[Begin]

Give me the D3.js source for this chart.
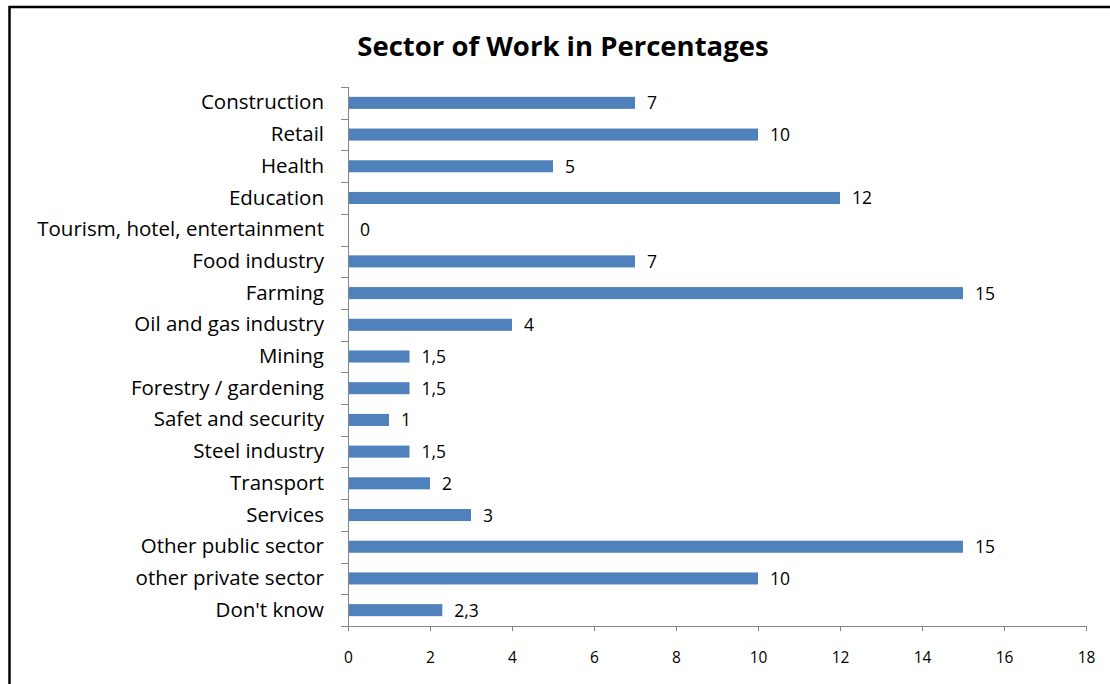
<!DOCTYPE html>
<html>
<head>
<meta charset="utf-8">
<script src="https://cdn.jsdelivr.net/npm/d3@7/dist/d3.min.js"></script>
<style>
  html, body { margin: 0; padding: 0; background: #fff; }
  svg { display: block; }
  text { font-family: "Open Sans", Lato, sans-serif; fill: #000; }
</style>
</head>
<body>
<script>
// Sector names, top to bottom
const sectors = [
  "Construction", "Retail", "Health", "Education",
  "Tourism, hotel, entertainment", "Food industry", "Farming",
  "Oil and gas industry", "Mining", "Forestry / gardening",
  "Safet and security", "Steel industry", "Transport", "Services",
  "Other public sector", "other private sector", "Don't know"
];
// Share of respondents per sector (%)
const shares = [7, 10, 5, 12, 0, 7, 15, 4, 1.5, 1.5, 1, 1.5, 2, 3, 15, 10, 2.3];
// Value axis ticks
const xTicks = [0, 2, 4, 6, 8, 10, 12, 14, 16, 18];
const chartTitle = "Sector of Work in Percentages";

const W = 1110, H = 684;
const plot = { left: 348, right: 1086, top: 87, bottom: 626 };
const font = "'Open Sans', Lato, sans-serif";

const svg = d3.select("body").append("svg").attr("width", W).attr("height", H);

// outer frame (continues past the right and bottom edge)
svg.append("rect")
  .attr("x", 9.5).attr("y", 7).attr("width", W + 20).attr("height", H + 20)
  .attr("fill", "none").attr("stroke", "#000").attr("stroke-width", 2.5);

svg.append("text")
  .attr("x", 563).attr("y", 56)
  .attr("text-anchor", "middle")
  .style("font-size", "27.5px").style("font-weight", "bold")
  .text(chartTitle);

const x = d3.scaleLinear().domain([0, 18]).range([plot.left, plot.right]);
const y = d3.scaleBand().domain(sectors).range([plot.top, plot.bottom])
  .paddingInner(0.62).paddingOuter(0.31);
const bounds = d3.scaleLinear().domain([0, sectors.length]).range([plot.top, plot.bottom]);

const axisColor = "#868686";

// bars
svg.append("g").selectAll("rect").data(sectors).join("rect")
  .attr("x", x(0))
  .attr("y", d => y(d))
  .attr("width", (d, i) => x(shares[i]) - x(0))
  .attr("height", y.bandwidth())
  .attr("fill", "#4F81BD");

// value labels
const fmt = v => String(v).replace(".", ",");
svg.append("g").selectAll("text").data(sectors).join("text")
  .attr("x", (d, i) => x(shares[i]) + 12)
  .attr("y", d => y(d) + y.bandwidth() / 2)
  .attr("dy", "0.37em")
  .style("font-size", "17.5px")
  .text((d, i) => fmt(shares[i]));

// category axis
const yAxis = svg.append("g").attr("transform", `translate(${plot.left},0)`)
  .call(d3.axisLeft(y).tickSize(0).tickPadding(24));
yAxis.select(".domain").remove();
yAxis.selectAll("text").style("font-size", "20.5px").style("font-family", font).attr("fill", "#000");

// category separators on the axis
svg.append("g").selectAll("line").data(d3.range(sectors.length + 1)).join("line")
  .attr("x1", plot.left - 7).attr("x2", plot.left)
  .attr("y1", d => Math.round(bounds(d)) + 0.5).attr("y2", d => Math.round(bounds(d)) + 0.5)
  .attr("stroke", axisColor);
svg.append("line")
  .attr("x1", plot.left + 0.5).attr("x2", plot.left + 0.5)
  .attr("y1", plot.top).attr("y2", plot.bottom)
  .attr("stroke", axisColor);

// value axis
const xAxis = svg.append("g").attr("transform", `translate(0,${plot.bottom})`)
  .call(d3.axisBottom(x).tickValues(xTicks).tickSize(5).tickPadding(21).tickSizeOuter(0));
xAxis.select(".domain").attr("stroke", axisColor);
xAxis.selectAll(".tick line").attr("stroke", axisColor);
xAxis.selectAll("text").style("font-size", "15.5px").style("font-family", font).attr("fill", "#000");
</script>
</body>
</html>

[End]

[THE TASK]:
Reproduce the material in full, word for word, and omit the pictures.

[SOLUTION BELOW]:
Give me the D3.js source for this chart.
<!DOCTYPE html>
<html>
<head>
<meta charset="utf-8">
<script src="https://cdn.jsdelivr.net/npm/d3@7/dist/d3.min.js"></script>
<style>
  html, body { margin: 0; padding: 0; background: #fff; }
  svg { display: block; }
  text { font-family: "Open Sans", Lato, sans-serif; fill: #000; }
</style>
</head>
<body>
<script>
// Sector names, top to bottom
const sectors = [
  "Construction", "Retail", "Health", "Education",
  "Tourism, hotel, entertainment", "Food industry", "Farming",
  "Oil and gas industry", "Mining", "Forestry / gardening",
  "Safet and security", "Steel industry", "Transport", "Services",
  "Other public sector", "other private sector", "Don't know"
];
// Share of respondents per sector (%)
const shares = [7, 10, 5, 12, 0, 7, 15, 4, 1.5, 1.5, 1, 1.5, 2, 3, 15, 10, 2.3];
// Value axis ticks
const xTicks = [0, 2, 4, 6, 8, 10, 12, 14, 16, 18];
const chartTitle = "Sector of Work in Percentages";

const W = 1110, H = 684;
const plot = { left: 348, right: 1086, top: 87, bottom: 626 };
const font = "'Open Sans', Lato, sans-serif";

const svg = d3.select("body").append("svg").attr("width", W).attr("height", H);

// outer frame (continues past the right and bottom edge)
svg.append("rect")
  .attr("x", 9.5).attr("y", 7).attr("width", W + 20).attr("height", H + 20)
  .attr("fill", "none").attr("stroke", "#000").attr("stroke-width", 2.5);

svg.append("text")
  .attr("x", 563).attr("y", 56)
  .attr("text-anchor", "middle")
  .style("font-size", "27.5px").style("font-weight", "bold")
  .text(chartTitle);

const x = d3.scaleLinear().domain([0, 18]).range([plot.left, plot.right]);
const y = d3.scaleBand().domain(sectors).range([plot.top, plot.bottom])
  .paddingInner(0.62).paddingOuter(0.31);
const bounds = d3.scaleLinear().domain([0, sectors.length]).range([plot.top, plot.bottom]);

const axisColor = "#868686";

// bars
svg.append("g").selectAll("rect").data(sectors).join("rect")
  .attr("x", x(0))
  .attr("y", d => y(d))
  .attr("width", (d, i) => x(shares[i]) - x(0))
  .attr("height", y.bandwidth())
  .attr("fill", "#4F81BD");

// value labels
const fmt = v => String(v).replace(".", ",");
svg.append("g").selectAll("text").data(sectors).join("text")
  .attr("x", (d, i) => x(shares[i]) + 12)
  .attr("y", d => y(d) + y.bandwidth() / 2)
  .attr("dy", "0.37em")
  .style("font-size", "17.5px")
  .text((d, i) => fmt(shares[i]));

// category axis
const yAxis = svg.append("g").attr("transform", `translate(${plot.left},0)`)
  .call(d3.axisLeft(y).tickSize(0).tickPadding(24));
yAxis.select(".domain").remove();
yAxis.selectAll("text").style("font-size", "20.5px").style("font-family", font).attr("fill", "#000");

// category separators on the axis
svg.append("g").selectAll("line").data(d3.range(sectors.length + 1)).join("line")
  .attr("x1", plot.left - 7).attr("x2", plot.left)
  .attr("y1", d => Math.round(bounds(d)) + 0.5).attr("y2", d => Math.round(bounds(d)) + 0.5)
  .attr("stroke", axisColor);
svg.append("line")
  .attr("x1", plot.left + 0.5).attr("x2", plot.left + 0.5)
  .attr("y1", plot.top).attr("y2", plot.bottom)
  .attr("stroke", axisColor);

// value axis
const xAxis = svg.append("g").attr("transform", `translate(0,${plot.bottom})`)
  .call(d3.axisBottom(x).tickValues(xTicks).tickSize(5).tickPadding(21).tickSizeOuter(0));
xAxis.select(".domain").attr("stroke", axisColor);
xAxis.selectAll(".tick line").attr("stroke", axisColor);
xAxis.selectAll("text").style("font-size", "15.5px").style("font-family", font).attr("fill", "#000");
</script>
</body>
</html>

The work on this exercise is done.